* _Do this_
Output every line exactly as written. Leave out pictures.
━━━━━ Supplied information ━━━━━
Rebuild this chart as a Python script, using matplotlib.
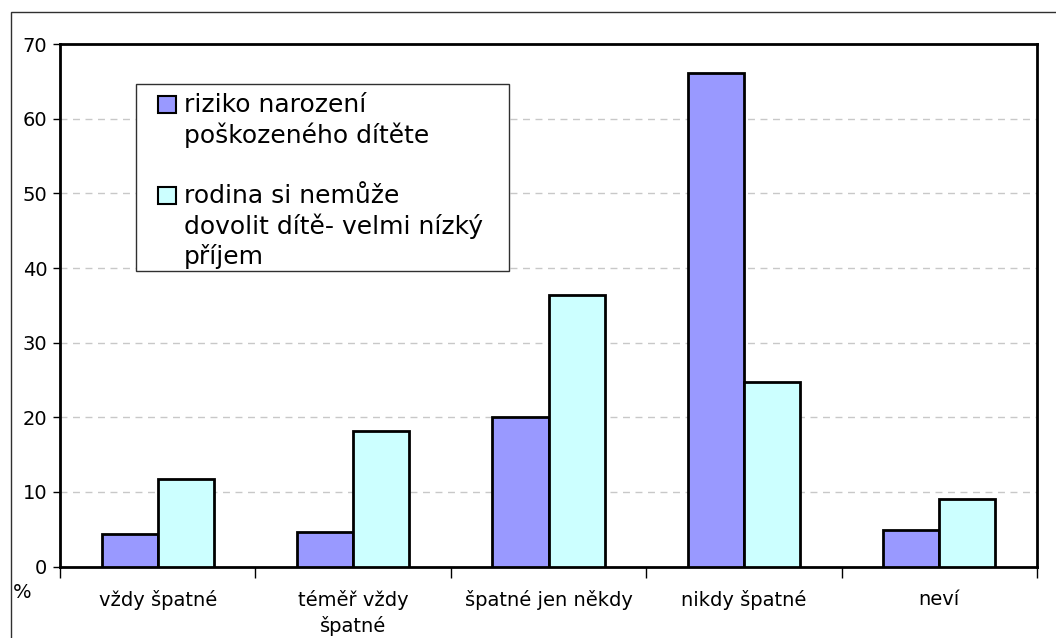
import matplotlib
matplotlib.use("Agg")
import matplotlib.pyplot as plt
from matplotlib.patches import Rectangle
import numpy as np

categories = ["vždy špatné", "téměř vždy\nšpatné", "špatné jen někdy", "nikdy špatné", "neví"]
series_names = ["riziko narození\npoškozeného dítěte",
                "rodina si nemůže\ndovolit dítě- velmi nízký\npříjem"]
riziko = [4.3, 4.6, 20.0, 66.2, 4.9]
rodina = [11.7, 18.2, 36.4, 24.7, 9.1]
yticks = [0, 10, 20, 30, 40, 50, 60, 70]
colors = ["#9999FF", "#CCFFFF"]

plt.rcParams['font.family'] = ['DejaVu Sans']
W, H = 1056, 638
fig = plt.figure(figsize=(W / 100, H / 100), dpi=100)
ax = fig.add_axes([60 / W, 1 - 566.5 / H, (1037 - 60) / W, (566.5 - 44.3) / H])

x = np.arange(len(categories))
bw = 0.2866
ax.bar(x - bw / 2, riziko, bw, color=colors[0], edgecolor="black", linewidth=2, label=series_names[0], zorder=3)
ax.bar(x + bw / 2, rodina, bw, color=colors[1], edgecolor="black", linewidth=2, label=series_names[1], zorder=3)

ax.set_xlim(-0.5, len(categories) - 0.5)
ax.set_ylim(0, 70)
ax.set_yticks(yticks)
ax.tick_params(axis="y", labelsize=14, length=5, width=1, pad=4)
ax.yaxis.grid(True, color="#C8C8C8", linestyle=(0, (5, 4)), linewidth=1)
ax.set_axisbelow(True)

# category boundary ticks and centered labels
ax.set_xticks(np.arange(len(categories) + 1) - 0.5)
ax.set_xticklabels([])
ax.tick_params(axis="x", which="major", length=8, width=1)
ax.set_xticks(x, minor=True)
ax.set_xticklabels(categories, minor=True, fontsize=14)
ax.tick_params(axis="x", which="minor", length=0, pad=17)
for lab in ax.get_xticklabels(minor=True):
    lab.set_linespacing(1.35)

for s in ax.spines.values():
    s.set_linewidth(2)
    s.set_color("black")

# legend box (drawn in figure pixel coordinates)
def fx(px):
    return px / W

def fy(py):
    return 1 - py / H

fig.patches.append(Rectangle((fx(136), fy(271)), fx(509) - fx(136), fy(84) - fy(271),
                             transform=fig.transFigure, facecolor="white",
                             edgecolor="#303030", linewidth=1, zorder=5))
entry_first_baseline = [112, 203]
line_step = 30.5
for name, col, b0 in zip(series_names, colors, entry_first_baseline):
    fig.patches.append(Rectangle((fx(158), fy(b0 + 0.5)), fx(176) - fx(158), fy(b0 - 16) - fy(b0 + 0.5),
                                 transform=fig.transFigure, facecolor=col,
                                 edgecolor="black", linewidth=1.5, zorder=6))
    for k, line in enumerate(name.split("\n")):
        fig.text(fx(184), fy(b0 + k * line_step), line, fontsize=18,
                 ha="left", va="baseline", zorder=7)

fig.text(fx(22), fy(593), "%", fontsize=14, ha="center", va="center")

fig.patches.append(Rectangle((fx(10.5), -0.2), 1.5, 0.2 + fy(11.7), transform=fig.transFigure,
                             fill=False, edgecolor="#303030", linewidth=1))

fig.savefig("out.png", dpi=100)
━━━━━
* _Full output_
Rebuild this chart as a Python script, using matplotlib.
import matplotlib
matplotlib.use("Agg")
import matplotlib.pyplot as plt
from matplotlib.patches import Rectangle
import numpy as np

categories = ["vždy špatné", "téměř vždy\nšpatné", "špatné jen někdy", "nikdy špatné", "neví"]
series_names = ["riziko narození\npoškozeného dítěte",
                "rodina si nemůže\ndovolit dítě- velmi nízký\npříjem"]
riziko = [4.3, 4.6, 20.0, 66.2, 4.9]
rodina = [11.7, 18.2, 36.4, 24.7, 9.1]
yticks = [0, 10, 20, 30, 40, 50, 60, 70]
colors = ["#9999FF", "#CCFFFF"]

plt.rcParams['font.family'] = ['DejaVu Sans']
W, H = 1056, 638
fig = plt.figure(figsize=(W / 100, H / 100), dpi=100)
ax = fig.add_axes([60 / W, 1 - 566.5 / H, (1037 - 60) / W, (566.5 - 44.3) / H])

x = np.arange(len(categories))
bw = 0.2866
ax.bar(x - bw / 2, riziko, bw, color=colors[0], edgecolor="black", linewidth=2, label=series_names[0], zorder=3)
ax.bar(x + bw / 2, rodina, bw, color=colors[1], edgecolor="black", linewidth=2, label=series_names[1], zorder=3)

ax.set_xlim(-0.5, len(categories) - 0.5)
ax.set_ylim(0, 70)
ax.set_yticks(yticks)
ax.tick_params(axis="y", labelsize=14, length=5, width=1, pad=4)
ax.yaxis.grid(True, color="#C8C8C8", linestyle=(0, (5, 4)), linewidth=1)
ax.set_axisbelow(True)

# category boundary ticks and centered labels
ax.set_xticks(np.arange(len(categories) + 1) - 0.5)
ax.set_xticklabels([])
ax.tick_params(axis="x", which="major", length=8, width=1)
ax.set_xticks(x, minor=True)
ax.set_xticklabels(categories, minor=True, fontsize=14)
ax.tick_params(axis="x", which="minor", length=0, pad=17)
for lab in ax.get_xticklabels(minor=True):
    lab.set_linespacing(1.35)

for s in ax.spines.values():
    s.set_linewidth(2)
    s.set_color("black")

# legend box (drawn in figure pixel coordinates)
def fx(px):
    return px / W

def fy(py):
    return 1 - py / H

fig.patches.append(Rectangle((fx(136), fy(271)), fx(509) - fx(136), fy(84) - fy(271),
                             transform=fig.transFigure, facecolor="white",
                             edgecolor="#303030", linewidth=1, zorder=5))
entry_first_baseline = [112, 203]
line_step = 30.5
for name, col, b0 in zip(series_names, colors, entry_first_baseline):
    fig.patches.append(Rectangle((fx(158), fy(b0 + 0.5)), fx(176) - fx(158), fy(b0 - 16) - fy(b0 + 0.5),
                                 transform=fig.transFigure, facecolor=col,
                                 edgecolor="black", linewidth=1.5, zorder=6))
    for k, line in enumerate(name.split("\n")):
        fig.text(fx(184), fy(b0 + k * line_step), line, fontsize=18,
                 ha="left", va="baseline", zorder=7)

fig.text(fx(22), fy(593), "%", fontsize=14, ha="center", va="center")

fig.patches.append(Rectangle((fx(10.5), -0.2), 1.5, 0.2 + fy(11.7), transform=fig.transFigure,
                             fill=False, edgecolor="#303030", linewidth=1))

fig.savefig("out.png", dpi=100)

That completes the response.